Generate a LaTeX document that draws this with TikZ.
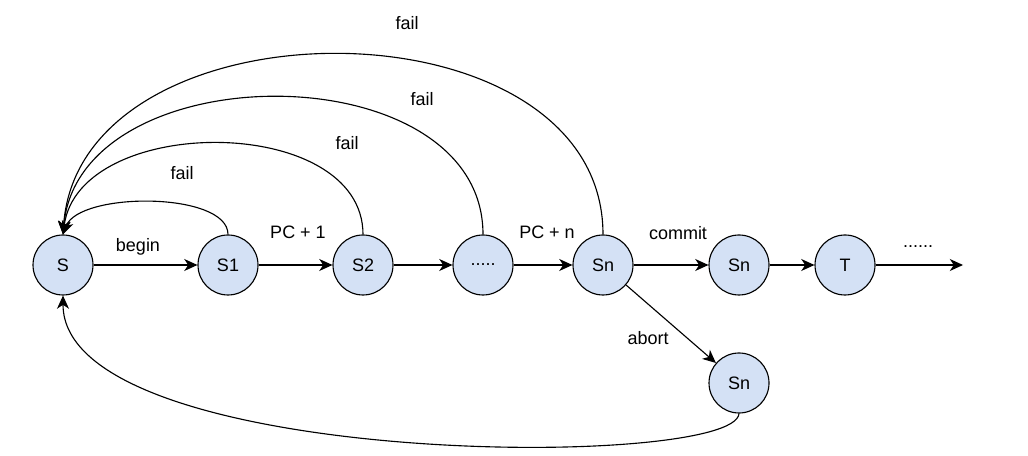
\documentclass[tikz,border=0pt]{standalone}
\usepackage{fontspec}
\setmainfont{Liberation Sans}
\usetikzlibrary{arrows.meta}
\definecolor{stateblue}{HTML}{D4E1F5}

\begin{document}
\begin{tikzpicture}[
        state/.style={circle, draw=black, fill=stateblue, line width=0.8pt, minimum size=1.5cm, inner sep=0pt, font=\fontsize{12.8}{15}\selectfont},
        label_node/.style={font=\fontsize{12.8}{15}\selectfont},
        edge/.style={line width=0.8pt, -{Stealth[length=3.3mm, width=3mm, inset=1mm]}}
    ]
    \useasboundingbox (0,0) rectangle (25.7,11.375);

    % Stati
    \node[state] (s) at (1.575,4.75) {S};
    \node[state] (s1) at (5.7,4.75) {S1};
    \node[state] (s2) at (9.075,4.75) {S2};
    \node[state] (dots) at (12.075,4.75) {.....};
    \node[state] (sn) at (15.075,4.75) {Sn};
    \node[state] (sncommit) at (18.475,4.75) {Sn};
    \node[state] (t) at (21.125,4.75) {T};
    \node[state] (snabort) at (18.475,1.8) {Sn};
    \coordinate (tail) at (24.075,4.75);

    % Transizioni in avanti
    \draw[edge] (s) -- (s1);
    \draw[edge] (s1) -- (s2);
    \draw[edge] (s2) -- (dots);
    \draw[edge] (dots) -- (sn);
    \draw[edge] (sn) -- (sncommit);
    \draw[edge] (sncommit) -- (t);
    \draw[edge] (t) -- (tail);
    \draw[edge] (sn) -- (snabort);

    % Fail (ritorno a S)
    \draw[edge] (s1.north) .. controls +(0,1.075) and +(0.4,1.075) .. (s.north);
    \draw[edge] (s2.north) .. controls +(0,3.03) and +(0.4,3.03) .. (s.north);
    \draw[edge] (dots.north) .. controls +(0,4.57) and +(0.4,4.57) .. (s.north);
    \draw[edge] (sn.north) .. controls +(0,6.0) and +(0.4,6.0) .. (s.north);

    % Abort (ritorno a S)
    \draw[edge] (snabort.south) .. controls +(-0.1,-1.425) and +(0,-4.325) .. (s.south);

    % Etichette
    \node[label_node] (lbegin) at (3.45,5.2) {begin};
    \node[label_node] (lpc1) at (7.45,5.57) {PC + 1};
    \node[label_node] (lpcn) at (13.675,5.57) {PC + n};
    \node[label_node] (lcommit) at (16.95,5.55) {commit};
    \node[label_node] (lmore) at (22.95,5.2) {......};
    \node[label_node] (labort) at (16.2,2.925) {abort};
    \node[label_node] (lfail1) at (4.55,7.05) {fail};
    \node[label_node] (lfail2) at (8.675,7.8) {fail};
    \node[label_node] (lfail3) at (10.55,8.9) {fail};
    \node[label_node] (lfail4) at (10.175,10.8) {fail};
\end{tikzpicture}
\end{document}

•••••

EXERCISE BRIEF: Without any pictures, reproduce the lines from the first one in the material through the line that has "(0,0) rectangle (25.7,11.375);", exactly as they appear.

RESPONSE FOR THIS EXERCISE:
Generate a LaTeX document that draws this with TikZ.
\documentclass[tikz,border=0pt]{standalone}
\usepackage{fontspec}
\setmainfont{Liberation Sans}
\usetikzlibrary{arrows.meta}
\definecolor{stateblue}{HTML}{D4E1F5}

\begin{document}
\begin{tikzpicture}[
        state/.style={circle, draw=black, fill=stateblue, line width=0.8pt, minimum size=1.5cm, inner sep=0pt, font=\fontsize{12.8}{15}\selectfont},
        label_node/.style={font=\fontsize{12.8}{15}\selectfont},
        edge/.style={line width=0.8pt, -{Stealth[length=3.3mm, width=3mm, inset=1mm]}}
    ]
    \useasboundingbox (0,0) rectangle (25.7,11.375);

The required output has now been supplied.